Yes, the arts and humanities are luxuries. Studying them is a luxury. Learning about them is a luxury. True, they turn you into a better, more moral, more well-rounded person, but those, too, are luxuries. They are luxuries of our incredible wealth. They are, therefore, luxuries created by capitalism.

I'm hardly saying that songs and stories and dancing and other arts are products of capitalism. That would be stupid. The arts have existed for as long as there have been human beings -- with speech came these arts (though dancing goes as far back as territorial fishes). In many ways they are anything but luxuries -- they are always necessarily a part of being human. But in many ways, being human is itself a luxury. Humans have a lot of free time, created by our intelligence, social orders, and ability to speak.

But of course the more free time we have, the more time we have for luxuries. If we are finding ourselves with less time for luxuries -- like the arts and humanities -- this is perhaps an indication that something is wrong with our society, with our economy. Over time we ought to have more time for such luxuries. More people should find themselves in the position to study the arts and humanities. And yet we don't. Those who major in such fields are finding fewer and fewer jobs in their fields.

Ironically, it seems that as those who study the arts and humanities continue to succeed at getting their ideologies realized in American society, the fewer and fewer jobs there are for people who study the arts and humanities, and the fewer and fewer people even go into the arts and humanities.
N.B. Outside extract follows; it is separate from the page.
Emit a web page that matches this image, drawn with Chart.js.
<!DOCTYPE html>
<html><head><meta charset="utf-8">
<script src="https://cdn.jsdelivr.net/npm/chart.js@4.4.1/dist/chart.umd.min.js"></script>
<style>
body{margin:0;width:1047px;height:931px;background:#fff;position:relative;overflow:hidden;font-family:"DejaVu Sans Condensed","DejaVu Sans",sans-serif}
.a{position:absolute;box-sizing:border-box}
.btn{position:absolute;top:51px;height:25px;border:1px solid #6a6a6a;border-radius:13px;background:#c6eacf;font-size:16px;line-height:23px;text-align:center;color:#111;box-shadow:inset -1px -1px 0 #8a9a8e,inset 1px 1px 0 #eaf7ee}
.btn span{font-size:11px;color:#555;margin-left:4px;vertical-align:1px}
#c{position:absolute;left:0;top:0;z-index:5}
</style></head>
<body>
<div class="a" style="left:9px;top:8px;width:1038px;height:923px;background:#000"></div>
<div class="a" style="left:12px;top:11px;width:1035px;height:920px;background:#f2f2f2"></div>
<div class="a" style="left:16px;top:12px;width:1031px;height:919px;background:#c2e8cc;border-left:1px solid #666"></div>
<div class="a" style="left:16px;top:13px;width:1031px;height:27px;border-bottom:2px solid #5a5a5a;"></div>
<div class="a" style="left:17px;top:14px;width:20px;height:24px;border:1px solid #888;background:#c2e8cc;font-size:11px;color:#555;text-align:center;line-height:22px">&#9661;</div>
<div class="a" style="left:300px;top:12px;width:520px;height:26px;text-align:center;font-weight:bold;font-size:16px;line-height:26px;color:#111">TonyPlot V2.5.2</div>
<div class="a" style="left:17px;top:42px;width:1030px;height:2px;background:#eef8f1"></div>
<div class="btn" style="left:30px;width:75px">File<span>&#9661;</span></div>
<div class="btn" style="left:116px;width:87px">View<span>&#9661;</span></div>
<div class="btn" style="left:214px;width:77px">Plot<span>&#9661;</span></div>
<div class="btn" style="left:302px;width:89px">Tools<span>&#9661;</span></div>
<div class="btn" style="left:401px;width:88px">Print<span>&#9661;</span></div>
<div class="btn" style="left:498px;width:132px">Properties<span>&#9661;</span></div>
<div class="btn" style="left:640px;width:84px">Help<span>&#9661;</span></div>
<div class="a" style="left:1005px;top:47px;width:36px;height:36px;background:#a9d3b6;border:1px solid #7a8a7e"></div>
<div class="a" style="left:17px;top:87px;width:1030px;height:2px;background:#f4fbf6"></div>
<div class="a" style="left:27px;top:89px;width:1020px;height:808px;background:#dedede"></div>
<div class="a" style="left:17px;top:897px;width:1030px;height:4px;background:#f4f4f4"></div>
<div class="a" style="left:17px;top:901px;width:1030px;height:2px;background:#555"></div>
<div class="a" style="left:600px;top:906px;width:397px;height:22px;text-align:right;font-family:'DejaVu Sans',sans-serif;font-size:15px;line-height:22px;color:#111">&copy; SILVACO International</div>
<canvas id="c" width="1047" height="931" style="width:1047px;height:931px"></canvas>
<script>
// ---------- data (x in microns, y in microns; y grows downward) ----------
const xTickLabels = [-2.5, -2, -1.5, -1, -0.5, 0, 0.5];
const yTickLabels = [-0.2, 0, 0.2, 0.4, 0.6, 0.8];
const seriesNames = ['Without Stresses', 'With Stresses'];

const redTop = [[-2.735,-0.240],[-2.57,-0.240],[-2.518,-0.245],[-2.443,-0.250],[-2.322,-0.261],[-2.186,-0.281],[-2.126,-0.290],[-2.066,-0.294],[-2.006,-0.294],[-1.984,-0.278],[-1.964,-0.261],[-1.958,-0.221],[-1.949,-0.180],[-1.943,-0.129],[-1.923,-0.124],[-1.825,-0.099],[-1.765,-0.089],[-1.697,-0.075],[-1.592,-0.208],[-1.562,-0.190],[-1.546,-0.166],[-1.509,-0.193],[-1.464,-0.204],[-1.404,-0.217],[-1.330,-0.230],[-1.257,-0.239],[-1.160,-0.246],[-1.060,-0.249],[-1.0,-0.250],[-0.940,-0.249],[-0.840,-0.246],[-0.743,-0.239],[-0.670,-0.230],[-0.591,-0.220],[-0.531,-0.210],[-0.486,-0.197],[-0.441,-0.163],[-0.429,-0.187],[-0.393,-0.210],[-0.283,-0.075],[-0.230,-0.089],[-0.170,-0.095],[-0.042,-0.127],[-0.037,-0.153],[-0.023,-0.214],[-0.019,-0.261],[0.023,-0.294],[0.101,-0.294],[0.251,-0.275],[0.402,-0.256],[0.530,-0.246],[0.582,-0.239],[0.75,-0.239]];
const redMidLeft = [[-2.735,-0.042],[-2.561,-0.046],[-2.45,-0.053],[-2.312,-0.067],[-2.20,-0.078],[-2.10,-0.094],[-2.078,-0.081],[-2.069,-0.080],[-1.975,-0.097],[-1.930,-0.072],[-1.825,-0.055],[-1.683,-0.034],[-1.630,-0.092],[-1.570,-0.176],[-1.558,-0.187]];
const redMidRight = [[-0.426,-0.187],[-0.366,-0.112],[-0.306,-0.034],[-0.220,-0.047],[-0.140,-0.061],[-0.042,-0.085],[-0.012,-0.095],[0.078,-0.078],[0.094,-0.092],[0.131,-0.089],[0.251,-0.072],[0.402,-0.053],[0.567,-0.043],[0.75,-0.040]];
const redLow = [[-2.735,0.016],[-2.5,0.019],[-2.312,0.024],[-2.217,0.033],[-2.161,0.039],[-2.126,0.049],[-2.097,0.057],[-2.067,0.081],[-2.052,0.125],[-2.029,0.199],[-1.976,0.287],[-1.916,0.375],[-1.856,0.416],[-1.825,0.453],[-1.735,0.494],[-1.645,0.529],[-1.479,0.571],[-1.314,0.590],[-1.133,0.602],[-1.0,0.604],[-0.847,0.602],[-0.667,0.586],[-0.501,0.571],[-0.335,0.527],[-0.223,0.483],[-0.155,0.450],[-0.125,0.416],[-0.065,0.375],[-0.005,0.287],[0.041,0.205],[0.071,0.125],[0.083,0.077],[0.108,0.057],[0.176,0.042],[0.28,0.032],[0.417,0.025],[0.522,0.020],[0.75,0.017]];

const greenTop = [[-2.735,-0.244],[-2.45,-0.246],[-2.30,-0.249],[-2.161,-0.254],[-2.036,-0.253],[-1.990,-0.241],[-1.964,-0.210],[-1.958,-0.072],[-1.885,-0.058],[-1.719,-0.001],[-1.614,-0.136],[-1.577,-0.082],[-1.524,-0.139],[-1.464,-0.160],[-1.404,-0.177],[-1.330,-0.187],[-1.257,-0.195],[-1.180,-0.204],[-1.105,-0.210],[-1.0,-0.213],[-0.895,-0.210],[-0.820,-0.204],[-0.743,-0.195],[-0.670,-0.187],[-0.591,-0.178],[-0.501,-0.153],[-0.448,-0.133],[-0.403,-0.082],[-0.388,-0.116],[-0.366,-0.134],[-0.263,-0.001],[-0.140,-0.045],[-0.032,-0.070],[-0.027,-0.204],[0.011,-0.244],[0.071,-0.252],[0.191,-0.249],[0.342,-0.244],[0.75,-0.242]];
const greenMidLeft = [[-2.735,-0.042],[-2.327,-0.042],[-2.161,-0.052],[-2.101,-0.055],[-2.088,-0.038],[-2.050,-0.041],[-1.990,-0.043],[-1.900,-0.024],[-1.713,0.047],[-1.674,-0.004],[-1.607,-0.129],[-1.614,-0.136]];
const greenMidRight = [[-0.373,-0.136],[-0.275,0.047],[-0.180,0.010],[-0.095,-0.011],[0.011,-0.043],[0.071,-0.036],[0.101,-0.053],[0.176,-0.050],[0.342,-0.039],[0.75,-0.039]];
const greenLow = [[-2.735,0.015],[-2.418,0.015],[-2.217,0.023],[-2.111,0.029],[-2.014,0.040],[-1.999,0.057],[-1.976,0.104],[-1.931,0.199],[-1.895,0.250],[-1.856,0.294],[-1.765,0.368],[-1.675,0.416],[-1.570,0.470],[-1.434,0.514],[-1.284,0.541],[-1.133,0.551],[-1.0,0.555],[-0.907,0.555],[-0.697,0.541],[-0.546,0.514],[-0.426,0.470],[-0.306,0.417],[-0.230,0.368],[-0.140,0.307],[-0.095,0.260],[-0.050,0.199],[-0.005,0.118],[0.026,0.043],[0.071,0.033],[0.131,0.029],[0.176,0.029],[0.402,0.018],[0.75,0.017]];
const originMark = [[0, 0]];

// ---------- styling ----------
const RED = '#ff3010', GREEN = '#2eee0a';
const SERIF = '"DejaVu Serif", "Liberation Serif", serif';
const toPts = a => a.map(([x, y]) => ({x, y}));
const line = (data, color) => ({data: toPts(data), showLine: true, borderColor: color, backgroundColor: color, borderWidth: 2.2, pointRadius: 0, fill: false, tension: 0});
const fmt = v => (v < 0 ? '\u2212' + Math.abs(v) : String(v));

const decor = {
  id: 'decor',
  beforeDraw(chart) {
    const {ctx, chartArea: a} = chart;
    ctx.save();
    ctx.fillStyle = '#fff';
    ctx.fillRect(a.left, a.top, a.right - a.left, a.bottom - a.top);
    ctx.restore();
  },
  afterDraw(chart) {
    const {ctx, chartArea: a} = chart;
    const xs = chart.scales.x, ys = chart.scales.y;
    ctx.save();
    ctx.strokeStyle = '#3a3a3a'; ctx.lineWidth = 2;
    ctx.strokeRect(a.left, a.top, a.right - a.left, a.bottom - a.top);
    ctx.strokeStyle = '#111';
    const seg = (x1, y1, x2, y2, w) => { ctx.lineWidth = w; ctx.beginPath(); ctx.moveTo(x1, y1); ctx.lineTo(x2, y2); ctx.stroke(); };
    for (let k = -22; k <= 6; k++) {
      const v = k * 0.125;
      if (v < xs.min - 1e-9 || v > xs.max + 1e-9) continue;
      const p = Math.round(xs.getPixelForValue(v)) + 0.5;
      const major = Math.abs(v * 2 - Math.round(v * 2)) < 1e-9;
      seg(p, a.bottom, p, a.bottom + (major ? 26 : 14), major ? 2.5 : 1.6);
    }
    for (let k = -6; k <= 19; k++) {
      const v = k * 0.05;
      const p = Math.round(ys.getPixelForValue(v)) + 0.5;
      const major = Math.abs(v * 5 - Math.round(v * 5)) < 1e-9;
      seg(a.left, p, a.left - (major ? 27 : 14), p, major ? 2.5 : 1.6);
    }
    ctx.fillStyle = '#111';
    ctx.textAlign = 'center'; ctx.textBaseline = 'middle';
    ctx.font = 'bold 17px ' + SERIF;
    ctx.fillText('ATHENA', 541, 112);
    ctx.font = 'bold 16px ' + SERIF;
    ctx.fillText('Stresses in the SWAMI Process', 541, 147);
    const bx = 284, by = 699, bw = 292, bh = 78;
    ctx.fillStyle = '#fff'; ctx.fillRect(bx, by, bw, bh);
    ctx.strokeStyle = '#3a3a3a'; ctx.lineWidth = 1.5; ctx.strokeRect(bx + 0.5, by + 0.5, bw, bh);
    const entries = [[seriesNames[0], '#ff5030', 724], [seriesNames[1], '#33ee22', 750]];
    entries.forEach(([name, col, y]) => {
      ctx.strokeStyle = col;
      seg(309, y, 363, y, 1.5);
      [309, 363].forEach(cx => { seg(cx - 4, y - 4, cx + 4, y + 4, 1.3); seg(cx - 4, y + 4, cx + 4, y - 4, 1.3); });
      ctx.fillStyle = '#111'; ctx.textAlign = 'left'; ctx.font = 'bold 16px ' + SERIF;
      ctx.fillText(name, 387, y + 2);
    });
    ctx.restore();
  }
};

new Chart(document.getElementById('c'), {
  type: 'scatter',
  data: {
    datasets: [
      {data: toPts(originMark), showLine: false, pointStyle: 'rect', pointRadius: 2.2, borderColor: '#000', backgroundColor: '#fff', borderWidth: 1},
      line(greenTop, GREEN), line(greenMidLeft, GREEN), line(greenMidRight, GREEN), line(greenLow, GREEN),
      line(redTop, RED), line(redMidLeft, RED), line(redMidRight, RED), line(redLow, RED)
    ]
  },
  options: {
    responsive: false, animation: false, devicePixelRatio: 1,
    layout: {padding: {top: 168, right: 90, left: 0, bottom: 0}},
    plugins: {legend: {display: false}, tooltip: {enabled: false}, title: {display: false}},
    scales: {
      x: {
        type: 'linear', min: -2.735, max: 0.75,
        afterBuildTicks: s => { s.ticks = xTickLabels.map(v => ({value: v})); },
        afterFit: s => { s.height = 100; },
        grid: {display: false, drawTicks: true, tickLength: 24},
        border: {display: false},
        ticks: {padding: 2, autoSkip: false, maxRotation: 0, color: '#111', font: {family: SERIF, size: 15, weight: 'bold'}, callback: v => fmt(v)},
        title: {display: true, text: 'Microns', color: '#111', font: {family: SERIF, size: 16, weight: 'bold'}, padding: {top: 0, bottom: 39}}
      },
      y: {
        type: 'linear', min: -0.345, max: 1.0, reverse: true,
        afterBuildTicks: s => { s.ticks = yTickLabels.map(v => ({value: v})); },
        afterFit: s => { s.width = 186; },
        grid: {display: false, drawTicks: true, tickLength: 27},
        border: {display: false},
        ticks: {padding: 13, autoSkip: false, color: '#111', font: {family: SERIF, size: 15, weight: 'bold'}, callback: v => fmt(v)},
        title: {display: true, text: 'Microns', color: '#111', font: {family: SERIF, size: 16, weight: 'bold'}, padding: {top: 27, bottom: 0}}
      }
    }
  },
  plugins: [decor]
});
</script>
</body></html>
Is this a case of biting the hand that feeds you? Probably. The more progressive ideas are implemented in our society, the more and more our society becomes a rat race for the vast majority of us. And that leaves less and less time for the arts and humanities. And, I suspect, less and less money to spend on them as well. If you have to spend all of your time working just to fall farther and farther behind, you find less and less time for higher values. Isn't it ironic that those who preach higher values are creating a society in which one cannot pursue them?